宇宙刑事の意味論

 首と肩と背中が痛い。ノートルダムの鐘のせむし男(ディズニーの配慮台無し)じゃないが、勝手にそんな姿勢になるような感じだ。
 凝りをほぐすために、腕をぐるんぐるん回してみる。なんかもう、ジョリジョリぱきぱき変な音がする。
 そのとき俺は、小さなころに買い与えられた玩具を思い出した。宇宙刑事のソフビ人形で、肩の所に着火石みたいなのが仕込まれていた。それを暗いところで回転させると「ジョリっ」と音がして、肩の中で火花が散って、光って見えるのだ。
 どの宇宙刑事かが問題になった。

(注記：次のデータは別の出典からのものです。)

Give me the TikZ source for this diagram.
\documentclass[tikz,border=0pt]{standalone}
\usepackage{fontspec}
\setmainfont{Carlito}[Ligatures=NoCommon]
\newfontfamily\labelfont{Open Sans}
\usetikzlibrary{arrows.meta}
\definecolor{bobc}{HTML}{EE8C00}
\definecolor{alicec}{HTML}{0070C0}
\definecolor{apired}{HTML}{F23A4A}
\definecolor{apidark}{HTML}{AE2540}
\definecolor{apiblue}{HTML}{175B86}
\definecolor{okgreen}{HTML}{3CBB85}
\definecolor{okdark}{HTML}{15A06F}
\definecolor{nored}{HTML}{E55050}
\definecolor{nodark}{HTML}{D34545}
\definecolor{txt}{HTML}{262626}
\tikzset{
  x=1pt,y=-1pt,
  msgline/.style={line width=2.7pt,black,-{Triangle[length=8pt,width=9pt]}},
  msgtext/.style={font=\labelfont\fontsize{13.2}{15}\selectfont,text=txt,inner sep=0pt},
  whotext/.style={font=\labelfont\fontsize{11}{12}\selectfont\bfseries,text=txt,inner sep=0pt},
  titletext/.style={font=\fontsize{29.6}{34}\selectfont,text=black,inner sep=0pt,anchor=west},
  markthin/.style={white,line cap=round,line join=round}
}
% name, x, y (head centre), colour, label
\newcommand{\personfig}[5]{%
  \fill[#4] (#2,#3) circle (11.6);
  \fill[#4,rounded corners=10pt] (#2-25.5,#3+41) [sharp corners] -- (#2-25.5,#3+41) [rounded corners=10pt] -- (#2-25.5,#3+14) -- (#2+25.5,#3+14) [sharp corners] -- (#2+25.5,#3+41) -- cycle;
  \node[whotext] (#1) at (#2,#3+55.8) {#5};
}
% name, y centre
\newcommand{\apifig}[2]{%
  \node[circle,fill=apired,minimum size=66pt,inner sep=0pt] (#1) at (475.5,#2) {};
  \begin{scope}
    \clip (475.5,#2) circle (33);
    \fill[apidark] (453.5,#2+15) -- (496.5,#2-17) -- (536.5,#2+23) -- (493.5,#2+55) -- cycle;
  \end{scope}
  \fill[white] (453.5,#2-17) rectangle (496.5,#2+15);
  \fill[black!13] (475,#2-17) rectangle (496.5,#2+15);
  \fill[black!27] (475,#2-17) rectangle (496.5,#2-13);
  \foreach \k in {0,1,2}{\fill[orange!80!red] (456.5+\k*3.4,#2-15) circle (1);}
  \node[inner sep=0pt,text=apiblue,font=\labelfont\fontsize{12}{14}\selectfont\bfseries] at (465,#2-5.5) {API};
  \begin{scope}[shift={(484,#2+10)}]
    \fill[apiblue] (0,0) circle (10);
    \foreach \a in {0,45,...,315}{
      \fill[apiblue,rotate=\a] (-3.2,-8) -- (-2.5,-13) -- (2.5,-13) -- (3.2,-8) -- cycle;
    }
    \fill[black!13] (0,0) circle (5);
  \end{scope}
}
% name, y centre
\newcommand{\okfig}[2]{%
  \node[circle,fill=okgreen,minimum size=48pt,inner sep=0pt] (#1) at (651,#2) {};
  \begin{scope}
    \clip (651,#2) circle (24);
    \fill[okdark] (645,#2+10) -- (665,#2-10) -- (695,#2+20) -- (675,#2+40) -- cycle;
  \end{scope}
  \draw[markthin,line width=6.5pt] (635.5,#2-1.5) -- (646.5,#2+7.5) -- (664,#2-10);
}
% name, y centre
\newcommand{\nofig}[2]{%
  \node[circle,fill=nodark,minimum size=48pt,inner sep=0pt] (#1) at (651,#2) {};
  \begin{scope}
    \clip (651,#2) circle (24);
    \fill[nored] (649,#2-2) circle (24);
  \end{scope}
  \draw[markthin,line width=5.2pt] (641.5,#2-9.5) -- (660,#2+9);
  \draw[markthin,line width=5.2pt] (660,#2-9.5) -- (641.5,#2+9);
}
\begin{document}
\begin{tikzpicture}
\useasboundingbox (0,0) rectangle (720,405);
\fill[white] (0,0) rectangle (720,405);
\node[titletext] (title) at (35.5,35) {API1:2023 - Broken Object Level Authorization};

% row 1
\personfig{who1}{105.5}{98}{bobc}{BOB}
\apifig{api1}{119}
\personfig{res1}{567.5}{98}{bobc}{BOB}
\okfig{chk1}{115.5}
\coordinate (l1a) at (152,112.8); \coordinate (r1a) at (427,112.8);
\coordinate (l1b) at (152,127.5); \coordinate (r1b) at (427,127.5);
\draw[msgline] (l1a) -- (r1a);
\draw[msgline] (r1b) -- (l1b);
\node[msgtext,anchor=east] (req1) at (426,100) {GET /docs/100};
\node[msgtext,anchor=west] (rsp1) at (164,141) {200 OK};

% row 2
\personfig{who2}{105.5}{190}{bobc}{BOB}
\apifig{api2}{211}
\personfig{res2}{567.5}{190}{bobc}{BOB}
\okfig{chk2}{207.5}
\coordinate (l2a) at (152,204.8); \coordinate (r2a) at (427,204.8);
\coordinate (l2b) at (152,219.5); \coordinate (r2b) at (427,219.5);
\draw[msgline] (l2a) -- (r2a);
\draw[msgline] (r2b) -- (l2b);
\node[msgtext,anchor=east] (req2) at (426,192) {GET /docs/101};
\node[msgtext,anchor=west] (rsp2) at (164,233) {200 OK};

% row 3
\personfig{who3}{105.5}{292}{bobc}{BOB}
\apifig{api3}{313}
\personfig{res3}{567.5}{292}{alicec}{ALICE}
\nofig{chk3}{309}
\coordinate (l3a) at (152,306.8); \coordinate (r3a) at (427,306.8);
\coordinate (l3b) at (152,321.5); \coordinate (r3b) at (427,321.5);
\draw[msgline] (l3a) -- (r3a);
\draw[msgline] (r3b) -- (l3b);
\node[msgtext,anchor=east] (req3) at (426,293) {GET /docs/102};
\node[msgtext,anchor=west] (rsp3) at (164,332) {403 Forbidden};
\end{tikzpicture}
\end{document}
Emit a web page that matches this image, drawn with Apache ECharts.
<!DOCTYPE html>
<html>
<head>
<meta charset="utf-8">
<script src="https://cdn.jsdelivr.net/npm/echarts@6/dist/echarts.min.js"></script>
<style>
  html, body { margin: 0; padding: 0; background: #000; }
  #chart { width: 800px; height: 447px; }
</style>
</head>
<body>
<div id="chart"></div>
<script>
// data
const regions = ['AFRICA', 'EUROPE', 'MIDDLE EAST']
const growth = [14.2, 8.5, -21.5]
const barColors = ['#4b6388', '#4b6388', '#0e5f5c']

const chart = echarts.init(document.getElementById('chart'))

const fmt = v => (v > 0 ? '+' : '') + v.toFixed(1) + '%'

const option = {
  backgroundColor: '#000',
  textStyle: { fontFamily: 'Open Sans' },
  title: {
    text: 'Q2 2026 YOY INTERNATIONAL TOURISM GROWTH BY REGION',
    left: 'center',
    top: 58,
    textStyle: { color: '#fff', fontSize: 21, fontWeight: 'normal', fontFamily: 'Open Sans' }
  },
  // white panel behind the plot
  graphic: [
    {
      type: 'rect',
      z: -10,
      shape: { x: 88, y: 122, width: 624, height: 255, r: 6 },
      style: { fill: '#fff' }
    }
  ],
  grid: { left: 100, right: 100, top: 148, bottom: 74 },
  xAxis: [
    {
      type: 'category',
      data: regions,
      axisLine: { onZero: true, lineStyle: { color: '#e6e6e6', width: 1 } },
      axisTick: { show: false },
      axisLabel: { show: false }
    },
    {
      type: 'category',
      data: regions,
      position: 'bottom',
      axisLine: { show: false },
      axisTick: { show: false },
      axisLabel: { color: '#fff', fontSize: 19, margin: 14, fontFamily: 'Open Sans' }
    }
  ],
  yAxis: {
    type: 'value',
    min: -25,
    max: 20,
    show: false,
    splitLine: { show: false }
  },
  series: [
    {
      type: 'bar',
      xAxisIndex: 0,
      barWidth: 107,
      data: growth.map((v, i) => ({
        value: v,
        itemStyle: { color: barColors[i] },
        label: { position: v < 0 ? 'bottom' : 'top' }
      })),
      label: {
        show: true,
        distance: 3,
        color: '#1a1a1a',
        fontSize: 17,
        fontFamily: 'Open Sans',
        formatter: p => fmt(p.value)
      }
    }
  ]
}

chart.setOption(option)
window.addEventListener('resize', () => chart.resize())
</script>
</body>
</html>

俺はとりあえず、ギャバンシャイダーシャリバンと検索してみた。が、それらどれでもなかった。
 実は、打ってるときから半ば気づいていた。俺の玩具は銀色ベースだが、ギャバンではない。なおのこと赤と青ののこり二つでもない、と。
 ようやくたどり着いた答えはジャスピオンだった。『巨獣特捜ジャスピオン』が正式名称らしい。そうか、ジャスピオンか。
 ジャスピオンは他のソフビより一回り大きく、肩のギミックが遊戯の求める可動性に少し逆らっていたように思う。
 そして俺は俺の肩をまた回してみたが、俺の肩は回されても光ったりしない。あらゆる玩具は失われても、まだ少しだけ生きている。